Trover Solutions

Mr. Jonathan G. Katz
Securities and Exchange Commission
450 Fifth Street, NW
Washington, D.C. 20549

May 23, 2002

Re: File No. S7 - 08 - 02

Dear Mr. Katz:

Trover Solutions, Inc. appreciates the opportunity to comment on the proposal to shorten filing deadlines for period reports. In light of recent events, registrants, investors, and market professionals are increasingly concerned with the quality and flow of financial information to the markets. Getting the regulations right is a matter of central importance.

Our first response, therefore, is one of caution. Moving up filing deadlines will certainly increase the risks that the quality of information will be impaired. Along with the improvements that have been made in information technology over the last 30 years, there has occurred, in most industries, an increase in the complexity of business. Whether the new technological capabilities of registrants offset that complexity is ultimately an empirical question, and the only way to know is by testing the hypothesis. Rather than adopting an aggressive position on deadlines-and a 33% shortening is surely that-a more gradual approach would allow the Securities and Exchange Commission to achieve the desired effect without undesirable risk. More modest reductions over a period of three to five years, subject to feedback on the effects of the changes, would give the markets assurance that the reforms do not, indeed, compromise the quality of information or impose excessive costs. Advancing the deadline for Form 10-Q filings to 80 days seems a reasonable starting point.

It also seems to us that the market has already communicated to registrants its need for the prompt disclosure of certain types of information. Hence the reporting of quarterly and annual earnings through news releases inevitably precedes the filing of periodic reports. Although earnings releases are not standardized, there is enough consistency of practice to demonstrate that registrants are responding to a common set of known market demands. Most of the good sought by the proposed regulations could be achieved by requiring that all earnings releases contain a specified minimum of information and be filed as part of the periodic reporting system. This could easily be done through Form 8-K filings. Such a rule would build on a market-driven approach to disclosure and would avoid compromising the quality of information contained in the more complete filings mandated by the Securities Exchange Act of 1934.
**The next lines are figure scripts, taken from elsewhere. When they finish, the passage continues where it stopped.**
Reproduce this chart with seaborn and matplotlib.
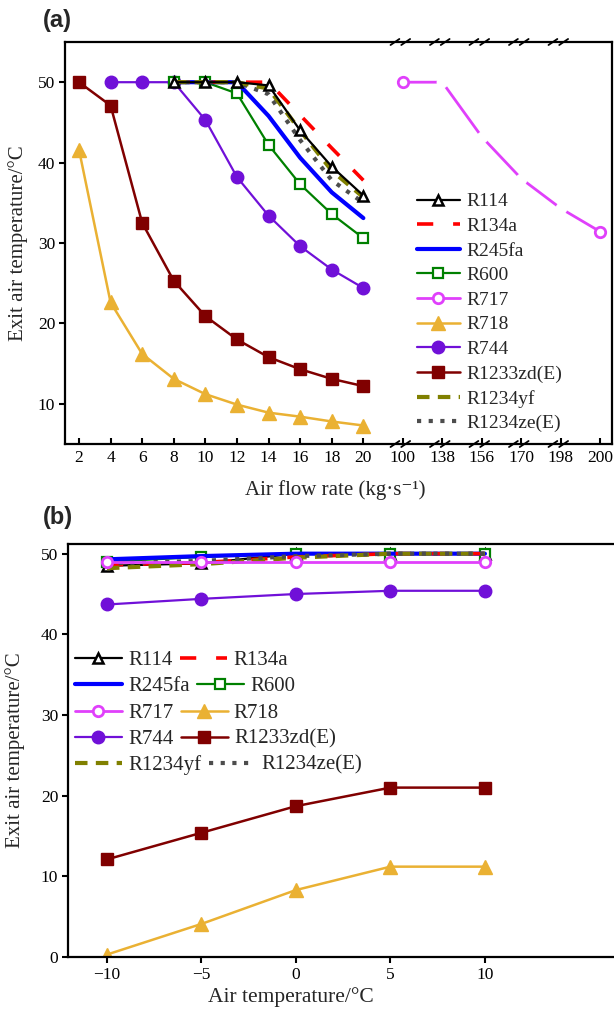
import numpy as np
import matplotlib
matplotlib.use("Agg")
import matplotlib.pyplot as plt
import seaborn as sns
from matplotlib.lines import Line2D
from matplotlib.legend import Legend
import matplotlib.transforms as mtransforms

nan = np.nan

# ---------------- data: panel (a) ----------------
flow_low = [2, 4, 6, 8, 10, 12, 14, 16, 18, 20]
flow_high = [100, 138, 156, 170, 198, 200]
flow_tick_labels = [str(v) for v in flow_low + flow_high]

a_R114 = [nan, nan, nan, 50.0, 50.0, 50.0, 49.6, 44.0, 39.5, 35.9]
a_R134a = [nan, nan, nan, 50.0, 50.0, 50.0, 50.0, 45.9, 41.8, 37.8]
a_R245fa = [nan, nan, nan, 50.0, 50.0, 50.0, 45.8, 40.6, 36.3, 33.1]
a_R600 = [nan, nan, nan, 50.0, 50.0, 48.6, 42.2, 37.3, 33.6, 30.6]
a_R718 = [41.6, 22.6, 16.2, 13.1, 11.2, 9.9, 8.9, 8.4, 7.8, 7.3]
a_R744 = [nan, 50.0, 50.0, 50.0, 45.3, 38.2, 33.4, 29.6, 26.7, 24.4]
a_R1233zdE = [50.0, 47.1, 32.5, 25.3, 20.9, 18.0, 15.8, 14.3, 13.1, 12.2]
a_R1234yf = [nan, nan, nan, 50.0, 50.0, 50.0, 49.2, 44.0, 39.0, 35.7]
a_R1234zeE = [nan, nan, nan, 50.0, 50.0, 50.0, 48.5, 42.8, 37.8, 35.0]
a_R717 = [50.0, 50.0, 43.2, 38.0, 34.3, 31.4]   # on flow_high

# ---------------- data: panel (b) ----------------
air_temp = [-10, -5, 0, 5, 10]
b_R114 = [48.5, 48.8, 50.0, 50.0, 50.0]
b_R134a = [48.6, 48.9, 49.6, 50.0, 50.0]
b_R245fa = [49.3, 49.7, 50.0, 50.0, 50.0]
b_R600 = [49.0, 49.6, 50.0, 50.0, 50.0]
b_R717 = [49.0, 49.0, 49.0, 49.0, 49.0]
b_R718 = [0.3, 4.1, 8.3, 11.2, 11.2]
b_R744 = [43.7, 44.4, 45.0, 45.4, 45.4]
b_R1233zdE = [12.1, 15.4, 18.7, 21.0, 21.0]
b_R1234yf = [48.2, 48.7, 49.5, 50.0, 50.0]
b_R1234zeE = [48.8, 49.1, 49.7, 50.0, 50.0]

names = ["R114", "R134a", "R245fa", "R600", "R717", "R718", "R744",
         "R1233zd(E)", "R1234yf", "R1234ze(E)"]

styles = {
    "R114": dict(color="black", marker="^", mfc="white", ms=7.5, mew=1.8, lw=1.6, ls="-"),
    "R134a": dict(color="#FF0000", marker="", mfc="none", ms=0, mew=0, lw=2.6, ls=(0, (4.5, 5.5))),
    "R245fa": dict(color="#0000FF", marker="", mfc="none", ms=0, mew=0, lw=3.0, ls="-"),
    "R600": dict(color="#008000", marker="s", mfc="white", ms=6.5, mew=1.6, lw=1.6, ls="-"),
    "R717": dict(color="#E040FB", marker="o", mfc="white", ms=7.5, mew=2.0, lw=2.0, ls="-"),
    "R718": dict(color="#EAB133", marker="^", mfc="#EAB133", ms=9.5, mew=1.0, lw=1.8, ls="-"),
    "R744": dict(color="#7010D8", marker="o", mfc="#7010D8", ms=9.0, mew=1.0, lw=1.6, ls="-"),
    "R1233zd(E)": dict(color="#800000", marker="s", mfc="#800000", ms=8.0, mew=1.0, lw=1.8, ls="-"),
    "R1234yf": dict(color="#808000", marker="", mfc="none", ms=0, mew=0, lw=3.0, ls=(0, (3, 2))),
    "R1234ze(E)": dict(color="#4D4D4D", marker="", mfc="none", ms=0, mew=0, lw=3.0, ls=(0, (1, 1.8))),
}

sns.set_theme(style="ticks")
plt.rcParams["font.family"] = ["Liberation Serif", "DejaVu Serif"]
plt.rcParams["mathtext.fontset"] = "stix"

W, H = 614, 1011
fig = plt.figure(figsize=(W / 100, H / 100), dpi=100)
ax1 = fig.add_axes([65 / W, 1 - 444 / H, (612 - 65) / W, (444 - 42) / H])
ax2 = fig.add_axes([68 / W, 1 - 957 / H, (614 - 68) / W, (957 - 544) / H])


def draw(ax, x, y, name, z=2):
    st = styles[name]
    x = np.asarray(x, float)
    y = np.asarray(y, float)
    m = ~np.isnan(y)
    sns.lineplot(x=x[m], y=y[m], ax=ax, sort=False, estimator=None, legend=False,
                 color=st["color"], marker=st["marker"], markersize=st["ms"],
                 markerfacecolor=st["mfc"], markeredgecolor=st["color"],
                 markeredgewidth=st["mew"], linewidth=st["lw"], linestyle=st["ls"],
                 zorder=z)
    return ax.lines[-1]


def proxy(name):
    st = styles[name]
    return Line2D([], [], color=st["color"], marker=st["marker"], markersize=st["ms"],
                  markerfacecolor=st["mfc"], markeredgecolor=st["color"],
                  markeredgewidth=st["mew"], linewidth=st["lw"], linestyle=st["ls"])


# ---------------- panel (a) ----------------
pos_low = np.arange(len(flow_low), dtype=float)
pos_high = pos_low[-1] + 1.25 * np.arange(1, len(flow_high) + 1)
pos_all = np.concatenate([pos_low, pos_high])

series_a = {
    "R1233zd(E)": a_R1233zdE, "R718": a_R718, "R744": a_R744, "R600": a_R600,
    "R245fa": a_R245fa, "R134a": a_R134a, "R1234ze(E)": a_R1234zeE,
    "R1234yf": a_R1234yf, "R114": a_R114,
}
for i, (nm, vals) in enumerate(series_a.items()):
    draw(ax1, pos_low, vals, nm, z=2 + i * 0.1)

# R717 on the broken part of the axis
st = styles["R717"]
sns.lineplot(x=pos_high, y=a_R717, ax=ax1, sort=False, estimator=None, legend=False,
             color=st["color"], linewidth=st["lw"], zorder=3)
ax1.plot(pos_high[1:-1], a_R717[1:-1], linestyle="none", marker="o", ms=8.5,
         mfc="white", mec="none", zorder=3.1)
ax1.plot(pos_high[[0, -1]], np.asarray(a_R717)[[0, -1]], linestyle="none", marker="o",
         ms=st["ms"], mfc="white", mec=st["color"], mew=st["mew"], zorder=3.2)

ax1.set_xlim(-0.443, 16.87)
ax1.set_ylim(5, 55)
ax1.set_xticks(pos_all)
ax1.set_xticklabels(flow_tick_labels)
ax1.set_yticks([10, 20, 30, 40, 50])
ax1.tick_params(axis="x", direction="in", length=4, width=1.5, labelsize=12.5, pad=4, colors="black")
ax1.tick_params(axis="y", direction="out", length=4, width=1.5, labelsize=12.5, pad=3, colors="black")
for s in ax1.spines.values():
    s.set_linewidth(1.6)
    s.set_color("black")

# break marks on top and bottom spines
trans = mtransforms.blended_transform_factory(ax1.transData, ax1.transAxes)
for p in pos_high[:-1]:
    xc = p - 0.08
    for off in (-0.17, 0.17):
        for yb in (0.0, 1.0):
            ax1.plot([xc + off - 0.14, xc + off + 0.14], [yb - 0.0075, yb + 0.0075],
                     color="black", lw=1.3, transform=trans, clip_on=False, zorder=5)

ax1.set_ylabel("Exit air temperature/°C", fontsize=15)
ax1.yaxis.set_label_coords(-0.068, 0.5)
ax1.set_xlabel("Air flow rate (kg·s⁻¹)", fontsize=15)
ax1.xaxis.set_label_coords(0.494, -0.09)

hA = [proxy(n) for n in names]
ax1.legend(hA, names, loc="upper left", bbox_to_anchor=(0.6435, 0.625), frameon=False,
           fontsize=14, handlelength=2.2, handletextpad=0.35, labelspacing=0.36,
           borderpad=0, borderaxespad=0)

# ---------------- panel (b) ----------------
series_b = {
    "R1233zd(E)": b_R1233zdE, "R718": b_R718, "R744": b_R744,
    "R114": b_R114, "R600": b_R600, "R245fa": b_R245fa, "R134a": b_R134a,
    "R1234yf": b_R1234yf, "R1234ze(E)": b_R1234zeE, "R717": b_R717,
}
for i, (nm, vals) in enumerate(series_b.items()):
    draw(ax2, air_temp, vals, nm, z=2 + i * 0.1)

ax2.set_xlim(-12.06, 16.83)
ax2.set_ylim(0, 51.2)
ax2.set_xticks(air_temp)
ax2.set_xticklabels(["\u221210", "\u22125", "0", "5", "10"])
ax2.set_yticks([0, 10, 20, 30, 40, 50])
ax2.tick_params(axis="both", direction="out", length=4, width=1.5, labelsize=12.5, pad=3, colors="black")
ax2.spines["right"].set_visible(False)
for s in ax2.spines.values():
    s.set_linewidth(1.6)
    s.set_color("black")
ax2.set_ylabel("Exit air temperature/°C", fontsize=15)
ax2.yaxis.set_label_coords(-0.079, 0.5)
ax2.set_xlabel("Air temperature/°C", fontsize=15.5)
ax2.xaxis.set_label_coords(0.408, -0.072)

rows = [("R114", "R134a", 660), ("R245fa", "R600", 686), ("R717", "R718", 713),
        ("R744", "R1233zd(E)", 739), ("R1234yf", "R1234ze(E)", 765)]
for n1, n2, yc in rows:
    leg = Legend(ax2, [proxy(n1), proxy(n2)], [n1, n2], ncol=2, loc="center left",
                 bbox_to_anchor=(75 / W, 1 - yc / H), bbox_transform=fig.transFigure,
                 frameon=False, fontsize=15, handlelength=2.25, handletextpad=0.3,
                 columnspacing=0.35, borderpad=0, borderaxespad=0)
    ax2.add_artist(leg)

fig.text(43 / W, 1 - 9 / H, "(a)", fontsize=17, fontweight="bold",
         family=["Liberation Sans", "DejaVu Sans"], va="top", ha="left")
fig.text(43 / W, 1 - 506 / H, "(b)", fontsize=17, fontweight="bold",
         family=["Liberation Sans", "DejaVu Sans"], va="top", ha="left")

fig.savefig("out.png", dpi=100)
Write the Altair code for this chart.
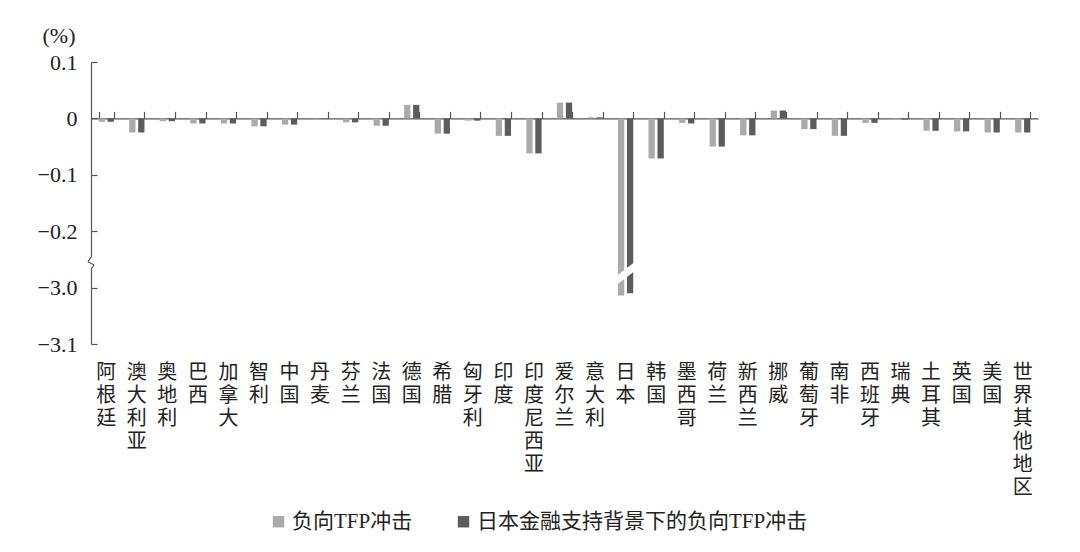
import altair as alt
import pandas as pd

# ---------------- data ----------------
countries = ["阿根廷", "澳大利亚", "奥地利", "巴西", "加拿大", "智利", "中国", "丹麦", "芬兰", "法国",
             "德国", "希腊", "匈牙利", "印度", "印度尼西亚", "爱尔兰", "意大利", "日本", "韩国", "墨西哥",
             "荷兰", "新西兰", "挪威", "葡萄牙", "南非", "西班牙", "瑞典", "土耳其", "英国", "美国",
             "世界其他地区"]
series_names = ["负向TFP冲击", "日本金融支持背景下的负向TFP冲击"]
tfp_shock = [-0.006, -0.025, -0.005, -0.009, -0.009, -0.014, -0.011, -0.001, -0.007, -0.013,
             0.024, -0.027, -0.004, -0.031, -0.062, 0.028, 0.002, -3.014, -0.071, -0.008,
             -0.050, -0.030, 0.014, -0.019, -0.031, -0.008, -0.002, -0.022, -0.023, -0.025,
             -0.025]
tfp_shock_jp = [-0.006, -0.025, -0.005, -0.009, -0.009, -0.014, -0.011, -0.001, -0.007, -0.013,
                0.024, -0.027, -0.004, -0.031, -0.062, 0.028, 0.002, -3.010, -0.071, -0.009,
                -0.050, -0.030, 0.014, -0.019, -0.031, -0.008, -0.002, -0.022, -0.023, -0.025,
                -0.025]
y_tick_values = [0.1, 0.0, -0.1, -0.2, -3.0, -3.1]

# broken axis: values below the break are shifted up by this amount
BREAK_SHIFT = 2.7
BREAK_LIMIT = -1.0


def to_axis(v):
    return v + BREAK_SHIFT if v < BREAK_LIMIT else v


rows = []
for i, c in enumerate(countries):
    for s, vals in zip(series_names, [tfp_shock, tfp_shock_jp]):
        rows.append({"country": c, "series": s, "value": vals[i], "t": to_axis(vals[i])})
df = pd.DataFrame(rows)

yticks_t = [round(to_axis(v), 3) for v in y_tick_values]

# white diagonal cut across the Japan bars (break marker)
cut_df = pd.DataFrame({"country": ["日本"], "t": [-0.275]})
CUT_SHAPE = "M-1,0.40 L1,-1.15 L1,-0.40 L-1,1.15 Z"

# break marker on the y axis
brk_y1 = [-0.246, -0.246, -0.254, -0.260]
brk_y2 = [-0.268, -0.254, -0.260, -0.268]
brk_x1 = [0, 0, -3, 3]
brk_x2 = [0, -3, 3, 0]
brk_col = ["white", "#555555", "#555555", "#555555"]
brk_w = [4, 1.2, 1.2, 1.2]

# ---------------- layout ----------------
W, H = 947, 282
ydom = [-0.4, 0.1]
zero_off = H * ydom[1] / (ydom[1] - ydom[0])

LATIN = "Liberation Serif, Noto Sans CJK SC"
CJK = "Noto Sans CJK SC"
AX = "#555555"
TXT = "#222222"

xscale = alt.Scale(domain=countries, paddingInner=0.5, paddingOuter=0.25)
yscale = alt.Scale(domain=ydom, nice=False, zero=False)
xoscale = alt.Scale(domain=series_names, paddingInner=0.3)

y_label_expr = ("datum.value == 0 ? '0' : (datum.value < -0.25 ? format(datum.value - "
                + str(BREAK_SHIFT) + ", '.1f') : format(datum.value, '.1f'))")

bars = alt.Chart(df).mark_bar().encode(
    x=alt.X("country:N", sort=countries, scale=xscale,
            axis=alt.Axis(orient="bottom", domain=False, ticks=False, grid=False, title=None,
                          labelExpr="split(datum.label, '')", labelAngle=0,
                          labelAlign="center", labelBaseline="top", labelPadding=18,
                          labelFont=CJK, labelFontSize=20, labelLineHeight=23,
                          labelColor=TXT, labelOverlap=False, labelBound=False)),
    xOffset=alt.XOffset("series:N", sort=series_names, scale=xoscale),
    y=alt.Y("t:Q", scale=yscale,
            axis=alt.Axis(orient="left", values=yticks_t, labelExpr=y_label_expr,
                          domain=False, ticks=False, grid=False, labelPadding=14,
                          labelFont="Liberation Serif", labelFontSize=22, labelColor=TXT,
                          title="(%)", titleAngle=0, titleX=-49, titleY=-20,
                          titleAlign="left", titleBaseline="alphabetic",
                          titleFont="Liberation Serif", titleFontSize=22,
                          titleFontWeight="normal", titleColor=TXT)),
    color=alt.Color("series:N", sort=series_names,
                    scale=alt.Scale(domain=series_names, range=["#aaaaaa", "#5c5c5c"]),
                    legend=alt.Legend(orient="none", legendX=177, legendY=449,
                                      direction="horizontal", title=None,
                                      symbolType="square", symbolSize=130,
                                      symbolStrokeWidth=0, labelFont=LATIN,
                                      labelFontSize=21, labelColor=TXT,
                                      columnPadding=40, labelOffset=3,
                                      labelLimit=700)),
)

axes_layer = alt.Chart(df).mark_bar(opacity=0).encode(
    x=alt.X("country:N", sort=countries, scale=xscale,
            axis=alt.Axis(orient="top", offset=-zero_off, labels=False, domain=True,
                          ticks=True, tickBand="extent", tickSize=7, grid=False,
                          title=None, domainColor=AX, tickColor=AX,
                          domainWidth=1.2, tickWidth=1.2)),
    y=alt.Y("t:Q", scale=yscale,
            axis=alt.Axis(orient="right", offset=-W, labels=False, values=yticks_t,
                          tickSize=6, domain=True, grid=False, title=None,
                          domainColor=AX, tickColor=AX, domainWidth=1.2, tickWidth=1.2)),
)

cut = alt.Chart(cut_df).mark_point(shape=CUT_SHAPE, filled=True, color="white",
                                   opacity=1, size=576, strokeWidth=0).encode(
    x=alt.X("country:N", sort=countries, scale=xscale, axis=None),
    y=alt.Y("t:Q", scale=yscale, axis=None),
)

brk_df = pd.DataFrame({"y1": brk_y1, "y2": brk_y2, "x1": brk_x1, "x2": brk_x2,
                       "col": brk_col, "w": brk_w, "k": list(range(len(brk_y1)))})
brk_layers = []
for _, r in brk_df.iterrows():
    brk_layers.append(
        alt.Chart(brk_df[brk_df.k == r.k]).mark_rule(color=r.col, strokeWidth=float(r.w)).encode(
            x=alt.value(float(r.x1)), x2=alt.value(float(r.x2)),
            y=alt.Y("y1:Q", scale=yscale, axis=None), y2="y2:Q")
    )

chart = alt.layer(bars, axes_layer, cut, *brk_layers).resolve_axis(
    x="independent", y="independent"
).properties(
    width=W, height=H, autosize="none",
    padding={"left": 83, "top": 54, "right": 34, "bottom": 200},
).configure_view(stroke=None).configure_axis(zindex=0)

chart.save("out.html", embed_options={"renderer": "svg", "actions": False})
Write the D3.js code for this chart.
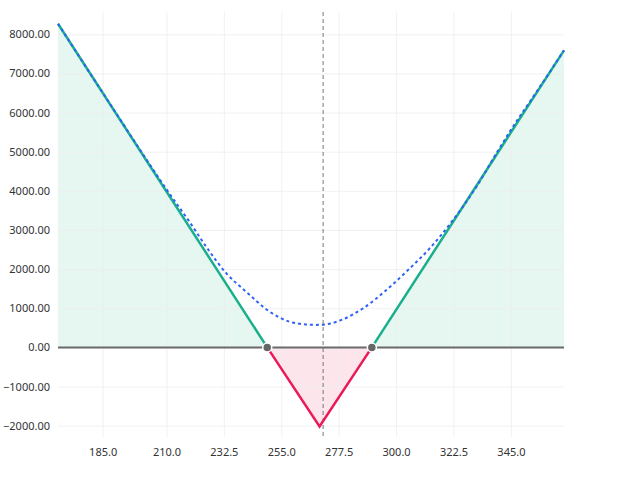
<!DOCTYPE html>
<html>
<head>
<meta charset="utf-8">
<script src="https://cdn.jsdelivr.net/npm/d3@7"></script>
<style>
  body { margin: 0; background: #fff; }
  svg text { font-family: "Noto Sans", sans-serif; font-size: 11px; fill: #333; }
</style>
</head>
<body>
<svg width="624" height="482"></svg>
<script>
// expiry payoff vertices (price, P&L)
var payoffPrice = [167.5, 249.5, 270, 290.5, 365.8];
var payoffValue = [8270, 0, -2020, 0, 7590];

// P&L today
var todayPrice = [167.5, 180, 190, 200, 210, 219, 225.6, 233.5, 241.3, 250.5, 258.3, 264, 268.5, 273, 279.2, 287.1, 296.2, 304, 313.2, 322.3, 331.5, 339.3, 345.8, 355, 365.8];
var todayValue = [8270, 7010, 6010, 5015, 4040, 3210, 2570, 1890, 1420, 910, 655, 590, 575, 595, 718, 1000, 1466, 1934, 2532, 3255, 4106, 4959, 5639, 6525, 7590];

var breakevens = [249.5, 290.5];
var spot = 271.4;

var xTicks = [185, 210, 232.5, 255, 277.5, 300, 322.5, 345];
var yTicks = [-2000, -1000, 0, 1000, 2000, 3000, 4000, 5000, 6000, 7000, 8000];

var svg = d3.select("svg");
var mLeft = 58, mRight = 564, mTop = 12, mBottom = 437;

var x = d3.scaleLinear().domain([167.5, 365.8]).range([mLeft, mRight]);
var y = d3.scaleLinear().domain([-2290, 8570]).range([mBottom, mTop]);

var payoff = payoffPrice.map(function(p, i) { return { p: p, v: payoffValue[i] }; });
var profitLeft = payoff.slice(0, 2), loss = payoff.slice(1, 4), profitRight = payoff.slice(3);

var area = d3.area().x(function(d) { return x(d.p); }).y0(y(0)).y1(function(d) { return y(d.v); });
var line = d3.line().x(function(d) { return x(d.p); }).y(function(d) { return y(d.v); });

[profitLeft, profitRight].forEach(function(seg) {
  svg.append("path").datum(seg).attr("d", area).attr("fill", "#e6f6f1");
});
svg.append("path").datum(loss).attr("d", area).attr("fill", "#fce6ec");

// grid
svg.append("g")
    .attr("transform", "translate(0," + mBottom + ")")
    .call(d3.axisBottom(x).tickValues(xTicks).tickSize(-(mBottom - mTop)).tickFormat(d3.format(".1f")))
    .call(function(g) {
      g.select(".domain").remove();
      g.selectAll("line").attr("stroke", "#eeeeee").attr("stroke-opacity", 0.8);
      g.selectAll("text").attr("dy", "1.45em").attr("fill", "#333");
    });

svg.append("g")
    .attr("transform", "translate(" + mLeft + ",0)")
    .call(d3.axisLeft(y).tickValues(yTicks).tickSize(-(mRight - mLeft)).tickFormat(d3.format(".2f")))
    .call(function(g) {
      g.select(".domain").remove();
      g.selectAll("line").attr("stroke", "#eeeeee").attr("stroke-opacity", 0.8);
      g.selectAll("text").attr("x", -8).attr("fill", "#333");
    });

// zero line
svg.append("line")
    .attr("x1", mLeft).attr("x2", mRight)
    .attr("y1", y(0)).attr("y2", y(0))
    .attr("stroke", "#6b6b6b").attr("stroke-width", 2);

// spot marker
svg.append("line")
    .attr("x1", x(spot)).attr("x2", x(spot))
    .attr("y1", mTop).attr("y2", mBottom)
    .attr("stroke", "#777").attr("stroke-width", 1).attr("stroke-dasharray", "4,3");

[profitLeft, profitRight].forEach(function(seg) {
  svg.append("path").datum(seg).attr("d", line)
      .attr("fill", "none").attr("stroke", "#1aaf8c").attr("stroke-width", 2.5);
});
svg.append("path").datum(loss).attr("d", line)
    .attr("fill", "none").attr("stroke", "#eb1a57").attr("stroke-width", 2.5);

var today = todayPrice.map(function(p, i) { return { p: p, v: todayValue[i] }; });
svg.append("path").datum(today)
    .attr("d", line.curve(d3.curveMonotoneX))
    .attr("fill", "none").attr("stroke", "#2e62f5").attr("stroke-width", 2).attr("stroke-dasharray", "3,3");

svg.selectAll(".be").data(breakevens).enter().append("circle")
    .attr("class", "be")
    .attr("cx", function(d) { return x(d); })
    .attr("cy", y(0))
    .attr("r", 4.5)
    .attr("fill", "#666").attr("stroke", "#fff").attr("stroke-width", 1.5);
</script>
</body>
</html>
Lastly, having reviewed the matter internally and with our independent accountants, the cost side of the proposals is certain. The proposed accelerated deadlines will put tremendous strain on the finite resources of our financial staff. A look at the letters posted on the SEC website reveals the same to be true for other public companies of similar size.

We agree with the Commission's timely focus on registrant disclosure and investor confidence. The proposed regulations, however, create significant, needless risks for investors and excessive costs for registrants.